The reality is sometimes you can quantify payback, sometimes you can not. For example, we promote and sell many solar thermal hot water heater systems. The math is pretty simple. The system costs $8,000. As a homeowner you are eligible for $3,500 in renewable energy tax credits getting the net costs down to $4,500. Our standard hot water heater is a tankless gas model. All the costs associated with that are around $2,500. So for $2,000 a client of ours can upgrade to solar thermal hot water providing 95% of their needs for decades. We have seen monthly savings average around $50 per month. That’s a 3 year, 3 month payback. After that period one has positive cash flow and has water heated by the sun.

For our company our decision to build green is based on the commitment to build homes that use 40-50% less energy, have safer indoor air quality, are more durable, require less maintenance, and make less environmental impact. Those items alone may not address payback but we feel down the road at time of resales, green homes that have a proven performance record and certifications will be worth more than homes that do not.

Let's look at indoor air quality. We spend probably $4-6,000 per house (1%) on many features including sealed conditioned crawl spaces, low VOC materials, < 2% duct leakage, and many other things to create a healthy indoor living environment. How does one quantify payback of a healthier home? Could the answer be less sick days from school and work, better attitudes from clearer thinking, less headaches maybe? Those items are priceless but impossible to pen a “payback” period on.

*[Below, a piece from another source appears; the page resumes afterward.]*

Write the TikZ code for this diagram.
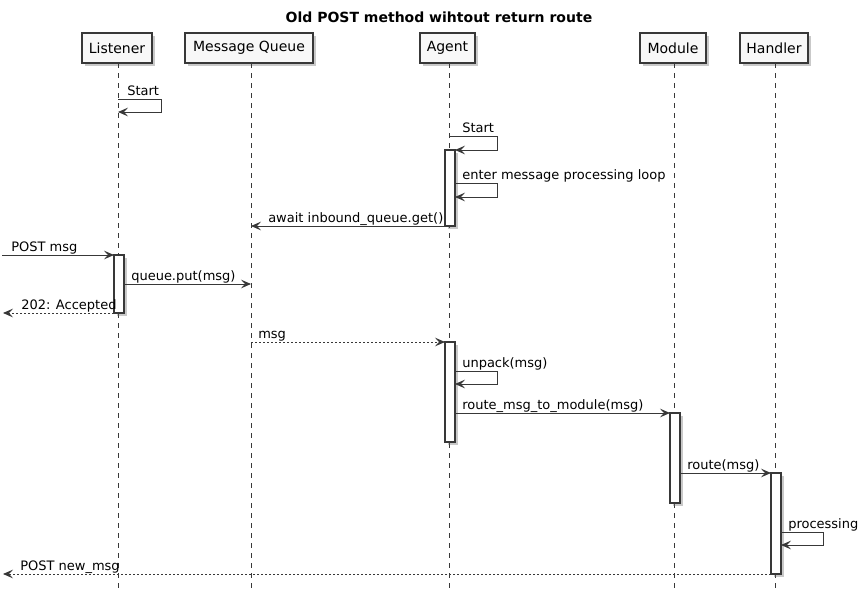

When the situation arises with a client, banker, appraiser, or even “tire kickers” this is how I explain paybacks of green improvements. This example is only relevant for our company; I’m not trying to speak for anyone else. We have chosen to add $15,000 worth of green features not required by code to our average home valued at $450,000. That’s 3% higher than the builder down the street not certifying green. Most people still finance their homes. At today’s rates of 5-6% that $15,000 costs those folks somewhere between $80-$90 per month. Based off energy savings alone with HERS scores of 59 or better we should save $150-$200 per month on utility bills. At absolute worst case we pay for the investment. In most cases we have a 60-100% ROI. I am no Wall Street guy, but I would love to get those “paybacks” on my retirement investments.